No Vampires, No Werewolves, Just Alien Bodysnatchers: 'The Host' by Stephenie Meyer

Spooky Aliens From Space!

Creative Commons licence https://creativecommons.org/licenses/by/2.0/
Creative Commons licence https://creativecommons.org/licenses/by/2.0/ | Source

Are you a Twilight obsessive? Maybe you got into the Twilight saga first through the films. Or maybe you've been a Stephanie Meyer fan for a long, long time. Browse through a Stephenie Meyer wiki: the Mormon teen romance writer has a huge following, and that following gives her licence to take literary chances and mix it up from time to time. You may be a huge admirer of her works dealing with supernatural beings and spooky occurrences. But are you ready for a science fiction/fantasy bodysnatcher romance between humans and aliens? Oh, I think you are!

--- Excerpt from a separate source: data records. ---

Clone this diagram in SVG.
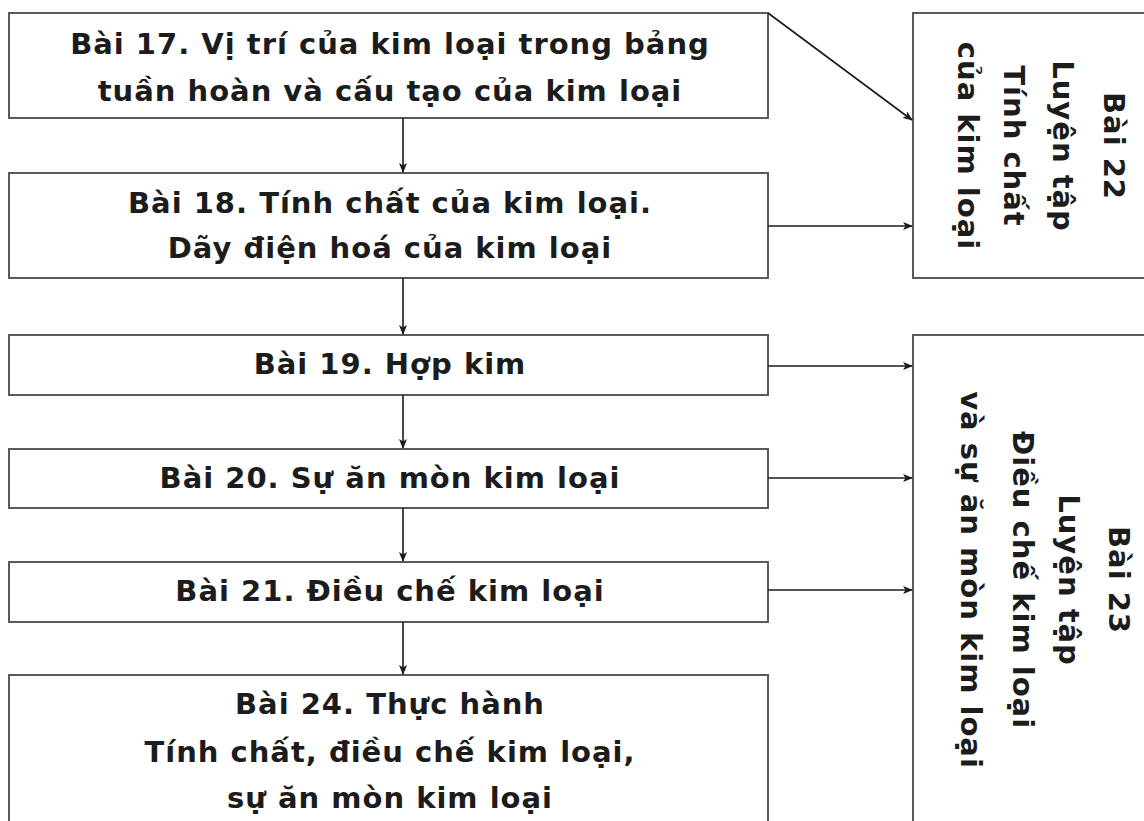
<svg xmlns="http://www.w3.org/2000/svg" width="1144" height="821" viewBox="0 0 1144 821">
<style>
.box{fill:#ffffff;stroke:#5a5a5a;stroke-width:2}
.t{font-family:"DejaVu Sans","Liberation Sans",sans-serif;font-weight:bold;font-size:29px;letter-spacing:1px;fill:#1c1c1c;text-anchor:middle}
.c{stroke:#1a1a1a;stroke-width:1.6;fill:none;marker-end:url(#ah)}
</style>
<defs>
<marker id="ah" viewBox="0 0 10 8" refX="9" refY="4" markerWidth="10" markerHeight="8" markerUnits="userSpaceOnUse" orient="auto">
<path d="M0,0 L10,4 L0,8 L2.5,4 z" fill="#1a1a1a"/>
</marker>
</defs>
<rect width="1144" height="821" fill="#ffffff"/>
<g id="bai17">
<rect class="box" x="9" y="13" width="759" height="105"/>
<text class="t" x="390" y="54">Bài 17. Vị trí của kim loại trong bảng</text>
<text class="t" x="390" y="101">tuần hoàn và cấu tạo của kim loại</text>
</g>
<g id="bai18">
<rect class="box" x="9" y="173" width="759" height="105"/>
<text class="t" x="390" y="213">Bài 18. Tính chất của kim loại.</text>
<text class="t" x="390" y="258">Dãy điện hoá của kim loại</text>
</g>
<g id="bai19">
<rect class="box" x="9" y="335" width="759" height="60"/>
<text class="t" x="390" y="374">Bài 19. Hợp kim</text>
</g>
<g id="bai20">
<rect class="box" x="9" y="449" width="759" height="59"/>
<text class="t" x="390" y="488">Bài 20. Sự ăn mòn kim loại</text>
</g>
<g id="bai21">
<rect class="box" x="9" y="562" width="759" height="60"/>
<text class="t" x="390" y="601">Bài 21. Điều chế kim loại</text>
</g>
<g id="bai24">
<rect class="box" x="9" y="675" width="759" height="160"/>
<text class="t" x="390" y="714">Bài 24. Thực hành</text>
<text class="t" x="390" y="762">Tính chất, điều chế kim loại,</text>
<text class="t" x="390" y="808">sự ăn mòn kim loại</text>
</g>
<g id="bai22">
<rect class="box" x="913" y="13" width="250" height="265"/>
<g transform="translate(0,146) rotate(90)">
<text class="t" x="0" y="-1104">Bài 22</text>
<text class="t" x="0" y="-1053">Luyện tập</text>
<text class="t" x="0" y="-1004">Tính chất</text>
<text class="t" x="0" y="-958">của kim loại</text>
</g>
</g>
<g id="bai23">
<rect class="box" x="913" y="335" width="250" height="500"/>
<g transform="translate(0,580) rotate(90)">
<text class="t" x="0" y="-1109">Bài 23</text>
<text class="t" x="0" y="-1059">Luyện tập</text>
<text class="t" x="0" y="-1013">Điều chế kim loại</text>
<text class="t" x="0" y="-961">và sự ăn mòn kim loại</text>
</g>
</g>
<g id="connectors">
<line class="c" x1="403" y1="118" x2="403" y2="172"/>
<line class="c" x1="403" y1="278" x2="403" y2="334"/>
<line class="c" x1="403" y1="395" x2="403" y2="448"/>
<line class="c" x1="403" y1="508" x2="403" y2="561"/>
<line class="c" x1="403" y1="622" x2="403" y2="674"/>
<line class="c" x1="768" y1="13" x2="912" y2="120"/>
<line class="c" x1="768" y1="226" x2="912" y2="226"/>
<line class="c" x1="768" y1="366" x2="912" y2="366"/>
<line class="c" x1="768" y1="478" x2="912" y2="478"/>
<line class="c" x1="768" y1="590" x2="912" y2="590"/>
</g>
</svg>
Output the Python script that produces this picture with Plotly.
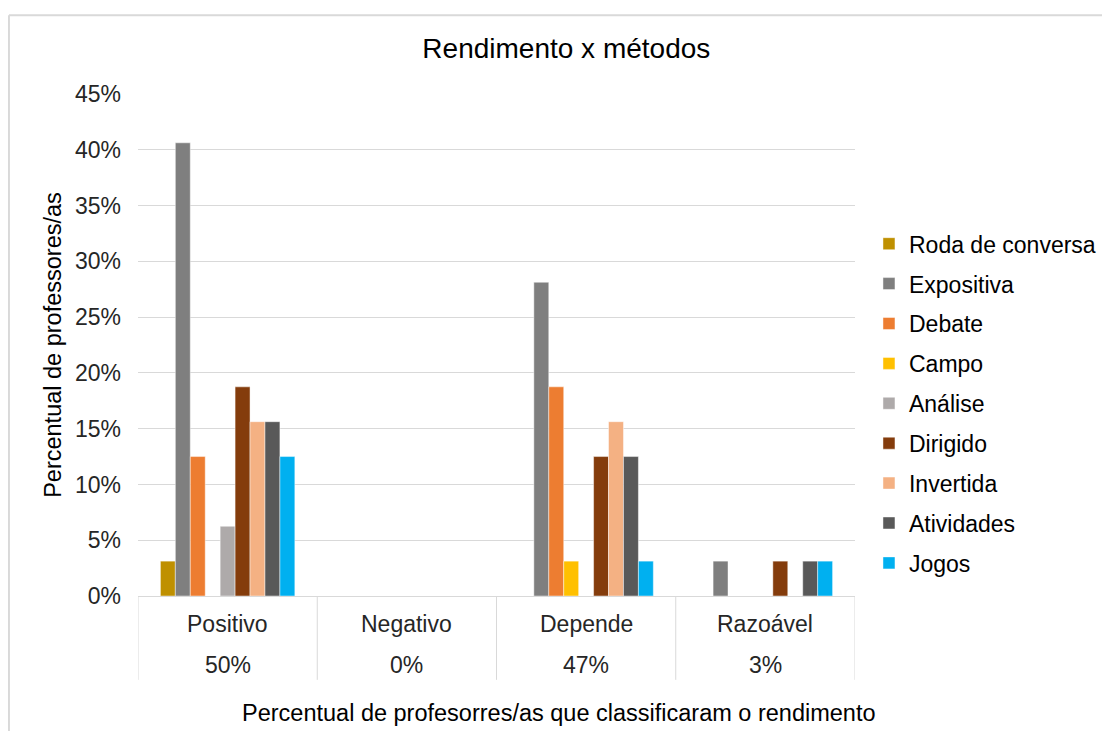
import plotly.graph_objects as go

categories = ["Positivo", "Negativo", "Depende", "Razoável"]
cat_pct = ["50%", "0%", "47%", "3%"]

series_names = ["Roda de conversa", "Expositiva", "Debate", "Campo", "Análise",
                "Dirigido", "Invertida", "Atividades", "Jogos"]
roda = [3.125, 0, 0, 0]
expositiva = [40.625, 0, 28.125, 3.125]
debate = [12.5, 0, 18.75, 0]
campo = [0, 0, 3.125, 0]
analise = [6.25, 0, 0, 0]
dirigido = [18.75, 0, 12.5, 3.125]
invertida = [15.625, 0, 15.625, 0]
atividades = [15.625, 0, 12.5, 3.125]
jogos = [12.5, 0, 3.125, 3.125]
series_values = [roda, expositiva, debate, campo, analise, dirigido, invertida, atividades, jogos]
colors = ["#BF9000", "#7F7F7F", "#ED7D31", "#FFC000", "#AEAAAA",
          "#843C0C", "#F4B183", "#595959", "#00B0F0"]

y_ticks = [0, 5, 10, 15, 20, 25, 30, 35, 40, 45]

FONT = "Liberation Sans, Arial, sans-serif"
TXT = "#262626"

fig = go.Figure()
for name, vals, col in zip(series_names, series_values, colors):
    fig.add_trace(go.Bar(
        name=name, x=categories, y=vals,
        marker=dict(color=col, line=dict(color="rgba(255,255,255,0.45)", width=1)),
        legendgroup=name,
    ))

annotations = []
for c, p in zip(categories, cat_pct):
    annotations.append(dict(x=c, xref="x", y=0, yref="paper", yshift=-28,
                            text=c, showarrow=False, yanchor="middle",
                            font=dict(size=23, color=TXT, family=FONT)))
    annotations.append(dict(x=c, xref="x", y=0, yref="paper", yshift=-69,
                            text=p, showarrow=False, yanchor="middle",
                            font=dict(size=23, color=TXT, family=FONT)))
annotations.append(dict(x=0.587, xref="paper", y=0, yref="paper", yshift=-117,
                        text="Percentual de profesorres/as que classificaram o rendimento",
                        showarrow=False, yanchor="middle", xanchor="center",
                        font=dict(size=23.5, color="#000000", family=FONT)))

shapes = []
for k in range(len(categories) + 1):
    shapes.append(dict(type="line", xref="x", yref="paper",
                       x0=k - 0.5, x1=k - 0.5, y0=0, y1=-0.167,
                       line=dict(color="#d9d9d9", width=1)))
# chart-area frame (top and left edges visible in the reference)
shapes.append(dict(type="line", xref="paper", yref="paper",
                   x0=-0.18, x1=1.6, y0=1.157, y1=1.157,
                   line=dict(color="#d9d9d9", width=2), layer="below"))
shapes.append(dict(type="line", xref="paper", yref="paper",
                   x0=-0.18, x1=-0.18, y0=-0.5, y1=1.157,
                   line=dict(color="#d9d9d9", width=2), layer="below"))

fig.update_layout(
    width=1110, height=731,
    margin=dict(l=130, r=263, t=86, b=143),
    paper_bgcolor="white", plot_bgcolor="white",
    font=dict(family=FONT, size=23, color=TXT),
    title=dict(text="Rendimento x métodos", x=0.503, xanchor="center",
               y=0.945, yanchor="middle", font=dict(size=28, color="#000000")),
    barmode="group", bargap=0.25, bargroupgap=0,
    showlegend=True,
    xaxis=dict(type="category", showticklabels=False, showgrid=False,
               showline=True, linecolor="#d9d9d9", linewidth=1,
               range=[-0.5, 3.5]),
    yaxis=dict(range=[0, 45], tickvals=y_ticks,
               ticktext=[f"{v}%" for v in y_ticks],
               showgrid=True, gridcolor="#d9d9d9", gridwidth=1,
               zeroline=False, ticks="", ticklabelstandoff=16,
               tickfont=dict(size=23, color=TXT),
               title=dict(text="Percentual de professores/as",
                          font=dict(size=23.5, color="#000000"), standoff=6)),
    legend=dict(x=1.0195, xanchor="left", y=0.383, yanchor="middle",
                traceorder="grouped", tracegroupgap=7,
                font=dict(size=23, color="#000000"), itemwidth=30),
    annotations=annotations,
    shapes=shapes,
)

fig.write_html("out.html")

If You Love 'Invasion Of The Bodysnatchers'...

If you're a newcomer to 'The Host' – or even to Meyer's books, then here's a little background. 'The Host' is set at some unspecified future point in time. Free human beings are on the run and in hiding. That's because Earth has been invaded by aliens who survive and propagate by acting as parasites to human brains and bodies. If captured, they will become bodysnatched too – their minds and personalities crowded out of possession of their bodies, by the force of the parasitic invader.

Do we plunge into an opening from the point of view of one of the terrified, fleeing humans? No: we are introduced to the story from the point of view of one of the parasites, from her vantage point lodged inside a human mind and body. Is she mean, cold, nasty, superior? Not so much – in a way she's even rather innocent. And she's in trouble.

She's in a rather unique kind of trouble, at that. When a parasite takes over a human brain, it's supposed to totally dominate it, and therefore be untroubled by the former owner's thoughts and feelings. They are just squashed out of existence.

However, her adaptation to her host hasn't 'taken' as well as it should have. Thoughts and emotions from the girl who once owned her (no dents, refurbished, one lady owner) body, keep breaking through and troubling her to an increasing degree. Not least because they are in great part feelings of love and longing for her lover, now a free rebel and escapee from the alien invasion.

Eventually, the maddening feelings force her to actually seek out her lover, and her co-owner's other friends and family. But in doing so, she puts both herself and them at risk. They know their former friend's body was taken over: will they even let her live, as an alien attacker? Can she herself accept her shifting and divided loyalties? Will they ever trust her – and even if they do, can she ever truly be one of them?

No matter what you read of Meyer – and everyone has an opinion – the writing here is terrific. (Ignore those who tell you otherwise – these are people who think J.K. Rowling can write and tell funny jokes.) And this book will suck you in and hold you close right up to the very last page. (And are there hints of a The Host by Stephenie Meyer movie? May well be...) Even if you're embarrassed to be seen reading a book by the author of Twilight – get yourself a phony book jacket and read it anyway. Are you going to be a literary snob, or are you going to be a passionate enthusiast having a divine literary experience in popular culture? You decide.